Zoom security bug lets attackers steal Windows passwords
Zoom, the video conferencing software that’s skyrocketed in popularity as much of the globe sits at home due to the coronavirus outbreak, is quickly turning into a privacy and security nightmare.
BleepingComputer reports about a newly found vulnerability in Zoom that allows an attacker to steal Windows login credentials from other users. The problem lies with the way Zoom’s chat handles links, as it converts Windows networking UNC (Universal Naming Convention) paths into clickable links. If a user clicks on such a link, Windows will leak the user’s Windows login name and password.
The good thing is that the password is hashed; but the bad thing is that it is in many cases simple to reveal it using password recovery tools such as Hashcat.

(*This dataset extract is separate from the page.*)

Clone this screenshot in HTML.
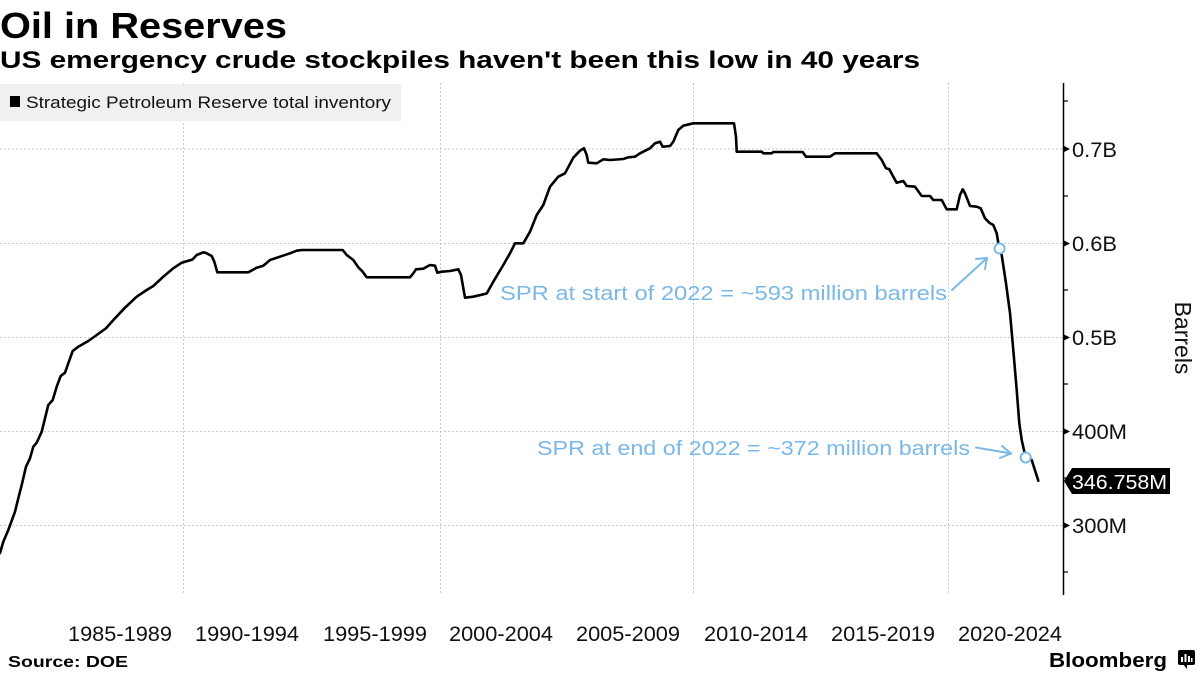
<!DOCTYPE html>
<html>
<head>
<meta charset="utf-8">
<style>
html,body{margin:0;padding:0;background:#fff;}
svg{display:block;}
text{font-family:"Liberation Sans",sans-serif;}
</style>
</head>
<body>
<svg width="1200" height="675" viewBox="0 0 1200 675" xmlns="http://www.w3.org/2000/svg">
<rect width="1200" height="675" fill="#fff"/>
<!-- Titles -->
<text x="0" y="38" font-size="36" font-weight="bold" fill="#000" textLength="287" lengthAdjust="spacingAndGlyphs">Oil in Reserves</text>
<text x="0" y="68" font-size="24" font-weight="bold" fill="#000" textLength="920" lengthAdjust="spacingAndGlyphs">US emergency crude stockpiles haven't been this low in 40 years</text>

<!-- Grid -->
<g stroke="#c8c8c8" stroke-width="1" stroke-dasharray="2,2" fill="none">
<line x1="0" y1="149" x2="1063" y2="149"/>
<line x1="0" y1="243.5" x2="1063" y2="243.5"/>
<line x1="0" y1="337.5" x2="1063" y2="337.5"/>
<line x1="0" y1="431.5" x2="1063" y2="431.5"/>
<line x1="0" y1="525.5" x2="1063" y2="525.5"/>
<line x1="183.5" y1="83" x2="183.5" y2="595"/>
<line x1="440.5" y1="83" x2="440.5" y2="595"/>
<line x1="693.5" y1="83" x2="693.5" y2="595"/>
<line x1="948.5" y1="83" x2="948.5" y2="595"/>
</g>

<!-- Legend -->
<rect x="0" y="84" width="401" height="37" fill="#f0f0f0"/>
<rect x="10" y="96" width="10" height="11" fill="#000"/>
<text x="26" y="108" font-size="17" fill="#111" textLength="365" lengthAdjust="spacingAndGlyphs">Strategic Petroleum Reserve total inventory</text>

<!-- Axis -->
<line x1="1063.5" y1="83" x2="1063.5" y2="595" stroke="#000" stroke-width="1.5"/>
<g stroke="#000" stroke-width="1.2">
<line x1="1063" y1="101" x2="1068" y2="101"/>
<line x1="1063" y1="196" x2="1068" y2="196"/>
<line x1="1063" y1="290" x2="1068" y2="290"/>
<line x1="1063" y1="384" x2="1068" y2="384"/>
<line x1="1063" y1="478" x2="1068" y2="478"/>
<line x1="1063" y1="572" x2="1068" y2="572"/>
</g>
<g fill="#000">
<polygon points="1064,146 1070,149 1064,152"/>
<polygon points="1064,240.5 1070,243.5 1064,246.5"/>
<polygon points="1064,334.5 1070,337.5 1064,340.5"/>
<polygon points="1064,428.5 1070,431.5 1064,434.5"/>
<polygon points="1064,522.5 1070,525.5 1064,528.5"/>
</g>
<g font-size="21" fill="#111">
<text x="1072" y="157" textLength="45" lengthAdjust="spacingAndGlyphs">0.7B</text>
<text x="1072" y="251" textLength="45" lengthAdjust="spacingAndGlyphs">0.6B</text>
<text x="1072" y="345" textLength="45" lengthAdjust="spacingAndGlyphs">0.5B</text>
<text x="1072" y="439" textLength="55" lengthAdjust="spacingAndGlyphs">400M</text>
<text x="1072" y="533" textLength="55" lengthAdjust="spacingAndGlyphs">300M</text>
</g>
<text transform="translate(1175,338) rotate(90)" text-anchor="middle" font-size="23" fill="#111">Barrels</text>

<!-- X labels -->
<g font-size="21" fill="#111">
<text x="68" y="641" textLength="104" lengthAdjust="spacingAndGlyphs">1985-1989</text>
<text x="195" y="641" textLength="104" lengthAdjust="spacingAndGlyphs">1990-1994</text>
<text x="323" y="641" textLength="104" lengthAdjust="spacingAndGlyphs">1995-1999</text>
<text x="449" y="641" textLength="104" lengthAdjust="spacingAndGlyphs">2000-2004</text>
<text x="576" y="641" textLength="104" lengthAdjust="spacingAndGlyphs">2005-2009</text>
<text x="704" y="641" textLength="104" lengthAdjust="spacingAndGlyphs">2010-2014</text>
<text x="831" y="641" textLength="104" lengthAdjust="spacingAndGlyphs">2015-2019</text>
<text x="958" y="641" textLength="104" lengthAdjust="spacingAndGlyphs">2020-2024</text>
</g>

<!-- Series -->
<polyline fill="none" stroke="#000" stroke-width="2.6" stroke-linejoin="round" stroke-linecap="round" points="
0,553 3.3,541.7 8.3,530 15,511.7 18.3,498.3 21.7,485 26,466.7 30,458.3 33.3,446.7 36.7,442.7 41.7,431.7 45,418.3 48.3,405 52.7,400 56.7,386.7 60.7,376 65,372.7 68.3,363.3 72.7,351 78.3,346.7 88.3,341 96.7,335 106,328.3 115,318.3 125,307.7 136.7,296.7 146.7,290 153.3,286 163.3,276.7 173.3,268.3 181.7,262.7 192.5,259.5 196.7,255 203.3,252.3 206.7,253.3 211.7,256 214.3,261.7 217.3,272.3 248.3,272.3 256.7,267.7 263.3,265.7 270,260 280,256.7 290,253.3 296.7,250.7 301.7,250 342.7,250 346.7,255 353.3,260 358.3,267.3 362.7,271.7 366.7,277.3 410,277.3 413.3,273.3 416,269.3 423.3,268.7 430,265 435,265.7 437.3,272.7 441.7,271.7 450,271 458.3,269.3 461,275 465,297.7 473.3,296.7 486.7,293.5 493.3,281.7 503.3,265 510,253.3 515,243.3 523.3,243.3 530,231.7 536.7,215 543.3,205 550,186.7 558.3,176.7 565,173.3 573.3,157.7 580,150.7 584,148.3 586.7,155 588.3,162.7 596.7,163.3 603.3,159.3 610,160 623.3,159 628.3,157.3 635,156.7 640,153.3 650,148.3 655,143.3 660,141.7 662.7,146.7 670,146 673.3,141.7 678.3,130 683.3,125.7 693.3,123.3 734,123.3 736,136.7 736.7,151.7 761.7,151.7 763.3,153.3 771.7,153.3 773.3,152 802.7,152 806,156.7 830,156.7 835,153.3 876.7,153.3 881.7,160 886,168.3 889.3,169.3 893.3,176.7 896.7,182.7 903.3,181 906.7,186 915,186.7 921.7,196 930,196 933.3,200 941.7,200 946.7,209.3 956.7,209.3 960,195 962.7,189.3 965,193.3 970,206 976.7,206.7 980.7,208.3 985,218.3 989.3,222.7 993.3,225 996.7,233.3 999.3,249 1001.7,255 1006,283.3 1010,313 1013.3,350 1016.7,390 1019.3,423.3 1021.7,440 1025.7,457.7 1031.7,460 1038.3,480.7"/>

<!-- Annotations -->
<g stroke="#7ab8e8" stroke-width="2" fill="none" stroke-linecap="round">
<circle cx="999.5" cy="248.5" r="5" fill="#fff"/>
<circle cx="1025.7" cy="457.5" r="5" fill="#fff"/>
<line x1="952" y1="290" x2="987" y2="258"/>
<polyline points="976,259 987,258 985,269"/>
<line x1="976" y1="447.5" x2="1011" y2="453.5"/>
<polyline points="1002,446 1011,453.5 1000,458"/>
</g>
<text x="500" y="300" font-size="20" fill="#7ab8e8" textLength="447" lengthAdjust="spacingAndGlyphs">SPR at start of 2022 = ~593 million barrels</text>
<text x="537" y="455" font-size="20" fill="#7ab8e8" textLength="433" lengthAdjust="spacingAndGlyphs">SPR at end of 2022 = ~372 million barrels</text>

<!-- Last value label -->
<polygon points="1064,481 1072,468 1170,468 1170,494 1072,494" fill="#000"/>
<text x="1072" y="489" font-size="20" fill="#fff" textLength="95" lengthAdjust="spacingAndGlyphs">346.758M</text>

<!-- Footer -->
<text x="8" y="667" font-size="16" font-weight="bold" fill="#000" textLength="120" lengthAdjust="spacingAndGlyphs">Source: DOE</text>
<text x="1049" y="667" font-size="20" font-weight="bold" fill="#000" textLength="118" lengthAdjust="spacingAndGlyphs">Bloomberg</text>
<rect x="1178" y="650" width="17" height="15" rx="2" fill="#000"/>
<polygon points="1183,664 1187,669 1187,664" fill="#000"/>
<g fill="#fff">
<rect x="1181" y="657" width="2" height="5"/>
<rect x="1184.5" y="654" width="2" height="8"/>
<rect x="1188" y="656" width="2" height="6"/>
<rect x="1191" y="658" width="1.5" height="4"/>
</g>
</svg>
</body>
</html>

The vulnerability was first found by security researcher @_g0dmode and verified by security researcher Matthew Hickey. Additionally, Hickey told the news outlet that this vulnerability can be used to launch programs on a victim’s computer when they click on a link, though Windows will (by default) at least give a security warning before launching the program.
As far as security vulnerabilities go, this one is pretty bad, as it doesn’t require a lot of knowledge to exploit. It does require the victim to actually click on a link, and it can be mitigated by tinkering with Windows’ security settings, but it’s definitely something Zoom should fix by changing the way the platform’s chat handles UNC links.
In the meantime, for a quick fix, go to Computer Configuration -> Windows Settings -> Security Settings -> Local Policies -> Security Options -> Network security: Restrict NTLM: Outgoing NTLM traffic to remote servers and set to “Deny all”.
This is not the only privacy/security-related issue that has been unearthed at Zoom in the past couple of weeks. Just yesterday, The Intercept reported that Zoom doesn’t actually use an end-to-end encrypted connection for its calls, despite claiming to do so. There’s also the issue of leaking users’ emails and photos to unrelated parties, and the fact that the company’s iOS app, until recently, sent data to Facebook for no good reason.
Zoom software also has a couple of worrying privacy features, and although this isn’t Zoom’s fault, it’s worth noting that hackers are using the app’s newfound popularity to trick users into downloading malware.